Required work. Write out each line exactly as it stands, please.

Provided material.
·····

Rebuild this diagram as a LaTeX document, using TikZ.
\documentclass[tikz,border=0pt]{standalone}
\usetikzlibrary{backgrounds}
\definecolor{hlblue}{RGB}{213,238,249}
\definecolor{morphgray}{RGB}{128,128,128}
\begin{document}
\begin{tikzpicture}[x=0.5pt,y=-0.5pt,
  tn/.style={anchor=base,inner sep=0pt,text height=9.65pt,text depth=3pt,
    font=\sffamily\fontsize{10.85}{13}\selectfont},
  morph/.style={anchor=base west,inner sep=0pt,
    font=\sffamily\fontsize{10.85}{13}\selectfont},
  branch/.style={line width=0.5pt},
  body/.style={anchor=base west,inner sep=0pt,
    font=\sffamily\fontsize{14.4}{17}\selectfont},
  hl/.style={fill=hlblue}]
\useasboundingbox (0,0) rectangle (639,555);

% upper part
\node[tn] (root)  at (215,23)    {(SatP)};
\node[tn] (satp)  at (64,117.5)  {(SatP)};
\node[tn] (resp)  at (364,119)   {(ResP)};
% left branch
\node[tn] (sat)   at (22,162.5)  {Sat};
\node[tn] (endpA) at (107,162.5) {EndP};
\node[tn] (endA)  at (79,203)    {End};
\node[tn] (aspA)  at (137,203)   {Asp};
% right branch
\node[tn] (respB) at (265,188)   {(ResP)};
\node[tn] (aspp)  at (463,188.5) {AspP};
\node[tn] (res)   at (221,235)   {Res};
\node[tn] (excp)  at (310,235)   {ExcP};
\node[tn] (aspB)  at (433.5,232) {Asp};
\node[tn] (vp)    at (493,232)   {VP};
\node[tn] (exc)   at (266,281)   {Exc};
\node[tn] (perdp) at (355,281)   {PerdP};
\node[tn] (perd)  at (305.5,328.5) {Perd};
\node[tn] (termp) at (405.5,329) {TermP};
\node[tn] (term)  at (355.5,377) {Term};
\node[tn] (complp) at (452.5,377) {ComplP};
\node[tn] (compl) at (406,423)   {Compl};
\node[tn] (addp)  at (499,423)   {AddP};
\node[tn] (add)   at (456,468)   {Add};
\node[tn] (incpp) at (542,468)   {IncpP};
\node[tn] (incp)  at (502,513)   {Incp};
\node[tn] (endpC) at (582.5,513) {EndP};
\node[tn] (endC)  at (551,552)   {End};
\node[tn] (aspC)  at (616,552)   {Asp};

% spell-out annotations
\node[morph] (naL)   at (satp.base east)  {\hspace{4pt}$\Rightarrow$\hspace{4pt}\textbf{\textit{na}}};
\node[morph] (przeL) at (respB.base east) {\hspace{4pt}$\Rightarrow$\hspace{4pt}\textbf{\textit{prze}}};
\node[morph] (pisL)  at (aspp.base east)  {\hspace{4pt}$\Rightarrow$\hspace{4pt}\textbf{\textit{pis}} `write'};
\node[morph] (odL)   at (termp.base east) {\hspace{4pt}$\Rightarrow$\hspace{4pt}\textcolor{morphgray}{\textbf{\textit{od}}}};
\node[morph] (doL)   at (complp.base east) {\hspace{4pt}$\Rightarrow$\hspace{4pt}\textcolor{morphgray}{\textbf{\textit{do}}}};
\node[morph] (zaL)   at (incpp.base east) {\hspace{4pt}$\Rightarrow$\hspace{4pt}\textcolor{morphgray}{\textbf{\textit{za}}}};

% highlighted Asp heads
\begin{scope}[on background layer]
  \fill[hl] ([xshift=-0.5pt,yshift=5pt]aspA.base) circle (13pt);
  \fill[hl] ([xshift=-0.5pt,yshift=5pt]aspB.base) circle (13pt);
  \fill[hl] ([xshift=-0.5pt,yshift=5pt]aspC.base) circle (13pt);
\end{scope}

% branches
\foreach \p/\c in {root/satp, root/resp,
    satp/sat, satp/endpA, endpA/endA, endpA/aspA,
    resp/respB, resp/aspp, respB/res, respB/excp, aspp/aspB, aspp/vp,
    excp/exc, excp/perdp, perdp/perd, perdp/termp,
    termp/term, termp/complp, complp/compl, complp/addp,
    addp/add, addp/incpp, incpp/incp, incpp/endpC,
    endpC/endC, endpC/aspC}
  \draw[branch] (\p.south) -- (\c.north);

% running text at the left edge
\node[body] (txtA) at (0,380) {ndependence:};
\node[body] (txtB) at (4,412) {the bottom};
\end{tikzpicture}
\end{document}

·····

Result of this task.
Rebuild this diagram as a LaTeX document, using TikZ.
\documentclass[tikz,border=0pt]{standalone}
\usetikzlibrary{backgrounds}
\definecolor{hlblue}{RGB}{213,238,249}
\definecolor{morphgray}{RGB}{128,128,128}
\begin{document}
\begin{tikzpicture}[x=0.5pt,y=-0.5pt,
  tn/.style={anchor=base,inner sep=0pt,text height=9.65pt,text depth=3pt,
    font=\sffamily\fontsize{10.85}{13}\selectfont},
  morph/.style={anchor=base west,inner sep=0pt,
    font=\sffamily\fontsize{10.85}{13}\selectfont},
  branch/.style={line width=0.5pt},
  body/.style={anchor=base west,inner sep=0pt,
    font=\sffamily\fontsize{14.4}{17}\selectfont},
  hl/.style={fill=hlblue}]
\useasboundingbox (0,0) rectangle (639,555);

% upper part
\node[tn] (root)  at (215,23)    {(SatP)};
\node[tn] (satp)  at (64,117.5)  {(SatP)};
\node[tn] (resp)  at (364,119)   {(ResP)};
% left branch
\node[tn] (sat)   at (22,162.5)  {Sat};
\node[tn] (endpA) at (107,162.5) {EndP};
\node[tn] (endA)  at (79,203)    {End};
\node[tn] (aspA)  at (137,203)   {Asp};
% right branch
\node[tn] (respB) at (265,188)   {(ResP)};
\node[tn] (aspp)  at (463,188.5) {AspP};
\node[tn] (res)   at (221,235)   {Res};
\node[tn] (excp)  at (310,235)   {ExcP};
\node[tn] (aspB)  at (433.5,232) {Asp};
\node[tn] (vp)    at (493,232)   {VP};
\node[tn] (exc)   at (266,281)   {Exc};
\node[tn] (perdp) at (355,281)   {PerdP};
\node[tn] (perd)  at (305.5,328.5) {Perd};
\node[tn] (termp) at (405.5,329) {TermP};
\node[tn] (term)  at (355.5,377) {Term};
\node[tn] (complp) at (452.5,377) {ComplP};
\node[tn] (compl) at (406,423)   {Compl};
\node[tn] (addp)  at (499,423)   {AddP};
\node[tn] (add)   at (456,468)   {Add};
\node[tn] (incpp) at (542,468)   {IncpP};
\node[tn] (incp)  at (502,513)   {Incp};
\node[tn] (endpC) at (582.5,513) {EndP};
\node[tn] (endC)  at (551,552)   {End};
\node[tn] (aspC)  at (616,552)   {Asp};

% spell-out annotations
\node[morph] (naL)   at (satp.base east)  {\hspace{4pt}$\Rightarrow$\hspace{4pt}\textbf{\textit{na}}};
\node[morph] (przeL) at (respB.base east) {\hspace{4pt}$\Rightarrow$\hspace{4pt}\textbf{\textit{prze}}};
\node[morph] (pisL)  at (aspp.base east)  {\hspace{4pt}$\Rightarrow$\hspace{4pt}\textbf{\textit{pis}} `write'};
\node[morph] (odL)   at (termp.base east) {\hspace{4pt}$\Rightarrow$\hspace{4pt}\textcolor{morphgray}{\textbf{\textit{od}}}};
\node[morph] (doL)   at (complp.base east) {\hspace{4pt}$\Rightarrow$\hspace{4pt}\textcolor{morphgray}{\textbf{\textit{do}}}};
\node[morph] (zaL)   at (incpp.base east) {\hspace{4pt}$\Rightarrow$\hspace{4pt}\textcolor{morphgray}{\textbf{\textit{za}}}};

% highlighted Asp heads
\begin{scope}[on background layer]
  \fill[hl] ([xshift=-0.5pt,yshift=5pt]aspA.base) circle (13pt);
  \fill[hl] ([xshift=-0.5pt,yshift=5pt]aspB.base) circle (13pt);
  \fill[hl] ([xshift=-0.5pt,yshift=5pt]aspC.base) circle (13pt);
\end{scope}

% branches
\foreach \p/\c in {root/satp, root/resp,
    satp/sat, satp/endpA, endpA/endA, endpA/aspA,
    resp/respB, resp/aspp, respB/res, respB/excp, aspp/aspB, aspp/vp,
    excp/exc, excp/perdp, perdp/perd, perdp/termp,
    termp/term, termp/complp, complp/compl, complp/addp,
    addp/add, addp/incpp, incpp/incp, incpp/endpC,
    endpC/endC, endpC/aspC}
  \draw[branch] (\p.south) -- (\c.north);

% running text at the left edge
\node[body] (txtA) at (0,380) {ndependence:};
\node[body] (txtB) at (4,412) {the bottom};
\end{tikzpicture}
\end{document}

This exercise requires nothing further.